• Challenge: Repeat, exactly and completely, the material that follows. Omit the pictures.
◆ ◆ ◆
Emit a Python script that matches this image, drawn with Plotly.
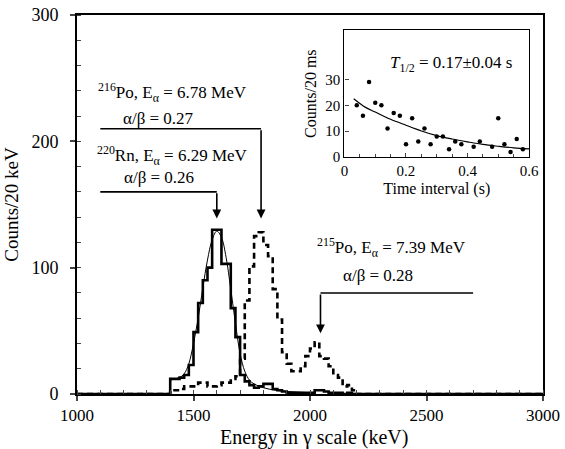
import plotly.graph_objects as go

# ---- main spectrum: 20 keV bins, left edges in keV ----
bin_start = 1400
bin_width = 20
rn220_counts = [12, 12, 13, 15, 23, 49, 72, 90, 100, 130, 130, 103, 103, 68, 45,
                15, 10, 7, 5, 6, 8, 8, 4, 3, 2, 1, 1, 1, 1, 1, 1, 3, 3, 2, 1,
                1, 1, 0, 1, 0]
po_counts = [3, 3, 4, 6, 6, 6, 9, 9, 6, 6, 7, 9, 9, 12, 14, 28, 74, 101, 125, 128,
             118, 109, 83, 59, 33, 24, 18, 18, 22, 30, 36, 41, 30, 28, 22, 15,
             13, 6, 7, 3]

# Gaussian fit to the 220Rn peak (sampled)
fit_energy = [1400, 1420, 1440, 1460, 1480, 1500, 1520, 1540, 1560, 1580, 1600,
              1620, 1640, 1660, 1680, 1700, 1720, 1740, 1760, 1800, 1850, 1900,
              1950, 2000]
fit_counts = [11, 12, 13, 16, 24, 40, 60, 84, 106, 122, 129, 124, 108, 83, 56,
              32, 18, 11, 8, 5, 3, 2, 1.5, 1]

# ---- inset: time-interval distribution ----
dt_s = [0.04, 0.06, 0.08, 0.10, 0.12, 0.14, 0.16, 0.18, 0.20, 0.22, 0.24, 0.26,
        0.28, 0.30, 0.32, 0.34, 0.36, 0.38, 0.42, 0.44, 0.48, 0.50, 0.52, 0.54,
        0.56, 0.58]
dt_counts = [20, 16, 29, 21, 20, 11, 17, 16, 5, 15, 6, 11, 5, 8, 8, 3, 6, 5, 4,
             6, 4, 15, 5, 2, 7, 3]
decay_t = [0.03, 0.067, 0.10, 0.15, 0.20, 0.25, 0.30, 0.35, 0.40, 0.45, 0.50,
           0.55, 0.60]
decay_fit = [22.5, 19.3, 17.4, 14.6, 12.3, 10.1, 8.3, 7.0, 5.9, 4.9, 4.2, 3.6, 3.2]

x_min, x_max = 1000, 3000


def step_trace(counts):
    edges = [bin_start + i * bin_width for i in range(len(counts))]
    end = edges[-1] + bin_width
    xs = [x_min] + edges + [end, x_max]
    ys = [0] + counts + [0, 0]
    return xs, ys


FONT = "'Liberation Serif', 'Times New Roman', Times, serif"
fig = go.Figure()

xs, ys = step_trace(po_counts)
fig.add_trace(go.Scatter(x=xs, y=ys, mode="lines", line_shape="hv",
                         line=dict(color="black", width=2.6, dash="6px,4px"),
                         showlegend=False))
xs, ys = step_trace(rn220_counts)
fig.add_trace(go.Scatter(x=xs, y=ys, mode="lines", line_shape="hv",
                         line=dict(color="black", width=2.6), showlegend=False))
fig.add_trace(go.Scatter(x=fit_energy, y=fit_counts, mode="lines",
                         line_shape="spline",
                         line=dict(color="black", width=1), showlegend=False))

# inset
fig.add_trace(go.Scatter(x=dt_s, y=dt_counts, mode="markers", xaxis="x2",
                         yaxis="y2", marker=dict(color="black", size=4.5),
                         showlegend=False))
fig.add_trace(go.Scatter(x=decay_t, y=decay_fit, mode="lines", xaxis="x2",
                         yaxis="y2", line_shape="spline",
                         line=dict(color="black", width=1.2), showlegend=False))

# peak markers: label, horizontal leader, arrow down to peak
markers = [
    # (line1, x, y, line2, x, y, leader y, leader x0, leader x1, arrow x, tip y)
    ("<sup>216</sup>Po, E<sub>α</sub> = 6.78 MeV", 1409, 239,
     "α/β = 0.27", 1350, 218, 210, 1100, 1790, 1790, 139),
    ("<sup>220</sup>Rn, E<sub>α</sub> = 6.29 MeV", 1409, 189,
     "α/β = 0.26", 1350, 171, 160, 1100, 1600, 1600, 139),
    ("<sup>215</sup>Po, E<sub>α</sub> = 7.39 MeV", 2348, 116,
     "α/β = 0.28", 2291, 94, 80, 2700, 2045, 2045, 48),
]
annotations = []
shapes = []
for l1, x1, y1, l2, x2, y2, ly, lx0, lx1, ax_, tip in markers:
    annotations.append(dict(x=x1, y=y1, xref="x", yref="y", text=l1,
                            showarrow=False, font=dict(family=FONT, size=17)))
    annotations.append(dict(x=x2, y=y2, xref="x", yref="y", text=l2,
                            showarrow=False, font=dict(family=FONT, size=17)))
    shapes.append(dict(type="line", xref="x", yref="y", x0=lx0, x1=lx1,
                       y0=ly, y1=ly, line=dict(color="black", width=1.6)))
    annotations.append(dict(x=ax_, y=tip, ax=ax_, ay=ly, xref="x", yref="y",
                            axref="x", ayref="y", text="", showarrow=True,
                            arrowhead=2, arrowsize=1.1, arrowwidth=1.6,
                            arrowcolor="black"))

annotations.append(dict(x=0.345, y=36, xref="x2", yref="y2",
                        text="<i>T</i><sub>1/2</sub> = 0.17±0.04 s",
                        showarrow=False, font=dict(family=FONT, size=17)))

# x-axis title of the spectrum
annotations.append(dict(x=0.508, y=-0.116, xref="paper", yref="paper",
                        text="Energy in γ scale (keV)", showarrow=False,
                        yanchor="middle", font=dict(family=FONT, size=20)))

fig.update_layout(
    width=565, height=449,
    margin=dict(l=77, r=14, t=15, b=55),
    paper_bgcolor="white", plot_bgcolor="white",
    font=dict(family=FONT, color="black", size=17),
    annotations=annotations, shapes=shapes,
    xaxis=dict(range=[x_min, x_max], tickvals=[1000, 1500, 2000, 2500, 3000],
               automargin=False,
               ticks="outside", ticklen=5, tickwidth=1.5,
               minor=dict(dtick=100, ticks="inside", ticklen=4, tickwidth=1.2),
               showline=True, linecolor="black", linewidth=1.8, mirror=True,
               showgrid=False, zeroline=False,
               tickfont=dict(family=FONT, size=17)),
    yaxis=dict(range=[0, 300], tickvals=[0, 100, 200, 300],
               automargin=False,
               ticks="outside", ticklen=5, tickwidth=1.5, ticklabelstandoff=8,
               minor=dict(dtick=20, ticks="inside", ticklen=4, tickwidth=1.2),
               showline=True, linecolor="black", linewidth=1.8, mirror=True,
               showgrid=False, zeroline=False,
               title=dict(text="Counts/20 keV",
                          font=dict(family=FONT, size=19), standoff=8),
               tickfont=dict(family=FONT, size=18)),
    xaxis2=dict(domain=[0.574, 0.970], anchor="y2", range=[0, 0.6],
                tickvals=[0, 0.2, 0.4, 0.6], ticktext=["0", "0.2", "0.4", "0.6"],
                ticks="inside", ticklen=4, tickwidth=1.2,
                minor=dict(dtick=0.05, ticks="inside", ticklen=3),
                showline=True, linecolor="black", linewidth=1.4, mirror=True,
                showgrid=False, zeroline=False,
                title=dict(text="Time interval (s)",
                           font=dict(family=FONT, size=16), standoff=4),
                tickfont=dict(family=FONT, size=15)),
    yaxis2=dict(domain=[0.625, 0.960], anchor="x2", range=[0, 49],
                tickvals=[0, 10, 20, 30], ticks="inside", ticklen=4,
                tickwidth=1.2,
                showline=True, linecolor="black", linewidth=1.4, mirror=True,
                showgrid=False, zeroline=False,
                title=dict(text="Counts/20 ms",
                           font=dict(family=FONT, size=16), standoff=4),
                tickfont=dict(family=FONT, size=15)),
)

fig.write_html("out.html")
◆ ◆ ◆
• Solution to this task:
Emit a Python script that matches this image, drawn with Plotly.
import plotly.graph_objects as go

# ---- main spectrum: 20 keV bins, left edges in keV ----
bin_start = 1400
bin_width = 20
rn220_counts = [12, 12, 13, 15, 23, 49, 72, 90, 100, 130, 130, 103, 103, 68, 45,
                15, 10, 7, 5, 6, 8, 8, 4, 3, 2, 1, 1, 1, 1, 1, 1, 3, 3, 2, 1,
                1, 1, 0, 1, 0]
po_counts = [3, 3, 4, 6, 6, 6, 9, 9, 6, 6, 7, 9, 9, 12, 14, 28, 74, 101, 125, 128,
             118, 109, 83, 59, 33, 24, 18, 18, 22, 30, 36, 41, 30, 28, 22, 15,
             13, 6, 7, 3]

# Gaussian fit to the 220Rn peak (sampled)
fit_energy = [1400, 1420, 1440, 1460, 1480, 1500, 1520, 1540, 1560, 1580, 1600,
              1620, 1640, 1660, 1680, 1700, 1720, 1740, 1760, 1800, 1850, 1900,
              1950, 2000]
fit_counts = [11, 12, 13, 16, 24, 40, 60, 84, 106, 122, 129, 124, 108, 83, 56,
              32, 18, 11, 8, 5, 3, 2, 1.5, 1]

# ---- inset: time-interval distribution ----
dt_s = [0.04, 0.06, 0.08, 0.10, 0.12, 0.14, 0.16, 0.18, 0.20, 0.22, 0.24, 0.26,
        0.28, 0.30, 0.32, 0.34, 0.36, 0.38, 0.42, 0.44, 0.48, 0.50, 0.52, 0.54,
        0.56, 0.58]
dt_counts = [20, 16, 29, 21, 20, 11, 17, 16, 5, 15, 6, 11, 5, 8, 8, 3, 6, 5, 4,
             6, 4, 15, 5, 2, 7, 3]
decay_t = [0.03, 0.067, 0.10, 0.15, 0.20, 0.25, 0.30, 0.35, 0.40, 0.45, 0.50,
           0.55, 0.60]
decay_fit = [22.5, 19.3, 17.4, 14.6, 12.3, 10.1, 8.3, 7.0, 5.9, 4.9, 4.2, 3.6, 3.2]

x_min, x_max = 1000, 3000


def step_trace(counts):
    edges = [bin_start + i * bin_width for i in range(len(counts))]
    end = edges[-1] + bin_width
    xs = [x_min] + edges + [end, x_max]
    ys = [0] + counts + [0, 0]
    return xs, ys


FONT = "'Liberation Serif', 'Times New Roman', Times, serif"
fig = go.Figure()

xs, ys = step_trace(po_counts)
fig.add_trace(go.Scatter(x=xs, y=ys, mode="lines", line_shape="hv",
                         line=dict(color="black", width=2.6, dash="6px,4px"),
                         showlegend=False))
xs, ys = step_trace(rn220_counts)
fig.add_trace(go.Scatter(x=xs, y=ys, mode="lines", line_shape="hv",
                         line=dict(color="black", width=2.6), showlegend=False))
fig.add_trace(go.Scatter(x=fit_energy, y=fit_counts, mode="lines",
                         line_shape="spline",
                         line=dict(color="black", width=1), showlegend=False))

# inset
fig.add_trace(go.Scatter(x=dt_s, y=dt_counts, mode="markers", xaxis="x2",
                         yaxis="y2", marker=dict(color="black", size=4.5),
                         showlegend=False))
fig.add_trace(go.Scatter(x=decay_t, y=decay_fit, mode="lines", xaxis="x2",
                         yaxis="y2", line_shape="spline",
                         line=dict(color="black", width=1.2), showlegend=False))

# peak markers: label, horizontal leader, arrow down to peak
markers = [
    # (line1, x, y, line2, x, y, leader y, leader x0, leader x1, arrow x, tip y)
    ("<sup>216</sup>Po, E<sub>α</sub> = 6.78 MeV", 1409, 239,
     "α/β = 0.27", 1350, 218, 210, 1100, 1790, 1790, 139),
    ("<sup>220</sup>Rn, E<sub>α</sub> = 6.29 MeV", 1409, 189,
     "α/β = 0.26", 1350, 171, 160, 1100, 1600, 1600, 139),
    ("<sup>215</sup>Po, E<sub>α</sub> = 7.39 MeV", 2348, 116,
     "α/β = 0.28", 2291, 94, 80, 2700, 2045, 2045, 48),
]
annotations = []
shapes = []
for l1, x1, y1, l2, x2, y2, ly, lx0, lx1, ax_, tip in markers:
    annotations.append(dict(x=x1, y=y1, xref="x", yref="y", text=l1,
                            showarrow=False, font=dict(family=FONT, size=17)))
    annotations.append(dict(x=x2, y=y2, xref="x", yref="y", text=l2,
                            showarrow=False, font=dict(family=FONT, size=17)))
    shapes.append(dict(type="line", xref="x", yref="y", x0=lx0, x1=lx1,
                       y0=ly, y1=ly, line=dict(color="black", width=1.6)))
    annotations.append(dict(x=ax_, y=tip, ax=ax_, ay=ly, xref="x", yref="y",
                            axref="x", ayref="y", text="", showarrow=True,
                            arrowhead=2, arrowsize=1.1, arrowwidth=1.6,
                            arrowcolor="black"))

annotations.append(dict(x=0.345, y=36, xref="x2", yref="y2",
                        text="<i>T</i><sub>1/2</sub> = 0.17±0.04 s",
                        showarrow=False, font=dict(family=FONT, size=17)))

# x-axis title of the spectrum
annotations.append(dict(x=0.508, y=-0.116, xref="paper", yref="paper",
                        text="Energy in γ scale (keV)", showarrow=False,
                        yanchor="middle", font=dict(family=FONT, size=20)))

fig.update_layout(
    width=565, height=449,
    margin=dict(l=77, r=14, t=15, b=55),
    paper_bgcolor="white", plot_bgcolor="white",
    font=dict(family=FONT, color="black", size=17),
    annotations=annotations, shapes=shapes,
    xaxis=dict(range=[x_min, x_max], tickvals=[1000, 1500, 2000, 2500, 3000],
               automargin=False,
               ticks="outside", ticklen=5, tickwidth=1.5,
               minor=dict(dtick=100, ticks="inside", ticklen=4, tickwidth=1.2),
               showline=True, linecolor="black", linewidth=1.8, mirror=True,
               showgrid=False, zeroline=False,
               tickfont=dict(family=FONT, size=17)),
    yaxis=dict(range=[0, 300], tickvals=[0, 100, 200, 300],
               automargin=False,
               ticks="outside", ticklen=5, tickwidth=1.5, ticklabelstandoff=8,
               minor=dict(dtick=20, ticks="inside", ticklen=4, tickwidth=1.2),
               showline=True, linecolor="black", linewidth=1.8, mirror=True,
               showgrid=False, zeroline=False,
               title=dict(text="Counts/20 keV",
                          font=dict(family=FONT, size=19), standoff=8),
               tickfont=dict(family=FONT, size=18)),
    xaxis2=dict(domain=[0.574, 0.970], anchor="y2", range=[0, 0.6],
                tickvals=[0, 0.2, 0.4, 0.6], ticktext=["0", "0.2", "0.4", "0.6"],
                ticks="inside", ticklen=4, tickwidth=1.2,
                minor=dict(dtick=0.05, ticks="inside", ticklen=3),
                showline=True, linecolor="black", linewidth=1.4, mirror=True,
                showgrid=False, zeroline=False,
                title=dict(text="Time interval (s)",
                           font=dict(family=FONT, size=16), standoff=4),
                tickfont=dict(family=FONT, size=15)),
    yaxis2=dict(domain=[0.625, 0.960], anchor="x2", range=[0, 49],
                tickvals=[0, 10, 20, 30], ticks="inside", ticklen=4,
                tickwidth=1.2,
                showline=True, linecolor="black", linewidth=1.4, mirror=True,
                showgrid=False, zeroline=False,
                title=dict(text="Counts/20 ms",
                           font=dict(family=FONT, size=16), standoff=4),
                tickfont=dict(family=FONT, size=15)),
)

fig.write_html("out.html")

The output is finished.